The subtitle of the book is revealing: When New Technologies Cause Great Firms to Fail. His book was a bestseller in 1997 and received the Global Business Book Award for the best business book of the year. I’ve been a fan of Christensen for some time and his innovative ideas about innovation are an important element of Vested. What is prompting me to write about him now is a recent interview with Christensen in Wired by Jeff Howe.
Christensen explains in the interview that big companies often fail not because they do something wrong, but because they do everything right. Maybe a bit too right, and a bit too cautious. Yes, it is counterintuitive, but The article explains companies are “trained to focus on what he calls sustaining innovations—innovations at the profitable, high end of the market, making things incrementally bigger, more powerful, and more efficient. The problem is that this leaves companies vulnerable to the disruptive innovations that emerge in the murky, low-margin bottom of the market. And this is where the true revolutions occur, creating new markets and wreaking havoc within industries.”
The Innovator’s Dilemma points to a fatal flaw in business logic. Companies focus on things that have made them successful because that is where the money resides. They are often blind or resistant to new ideas and innovations because it disrupts the status quo.
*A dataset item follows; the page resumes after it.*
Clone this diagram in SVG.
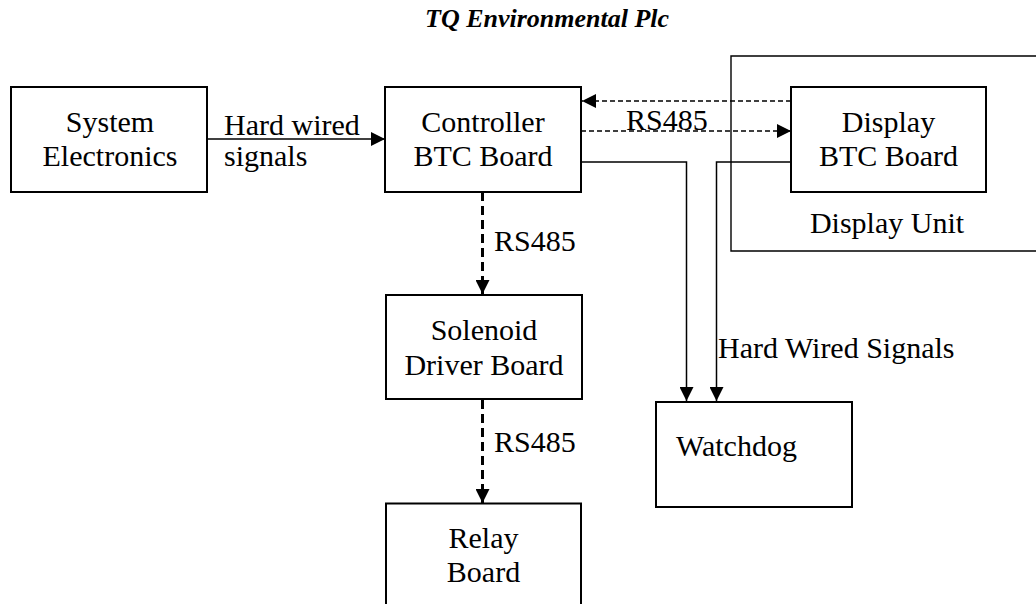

I think it is important for companies and service providers to realize that it’s only a matter of time before disruptive innovation takes hold in the world of outsourcing. The outsource business model is ripe for a major transformation in innovation, and in the way we think about long-term thinking and innovative investment.
I’ve been preaching—and teaching!—for some time now that the outsourcing business is model is broke: when gainsharing is the first thing that companies think about when the subject of innovation comes up, that’s a huge problem. And when companies can’t dig themselves out of the old transaction-based mindset and model—which stifles both efficiency and innovation—that’s another huge problem!
The Vested model embraces the Chrstensen’s idea of disruptive innovation because of collaboration and results based on sharing vale and achieving outcomes; it relegates bean-counted transactions to the dustbin. Simply put Vested, is well, a disruption that is well-overdue in the outsourcing industry.
And that’s why I’m excited to see what Christensen has say to in his upcoming book, The Capitalist’s Dilemma, which will look at what he calls the “current economic paradox”: economic metrics that look fine, especially company balance sheets, while the economy remains mired in the doldrums for small companies and the average worker.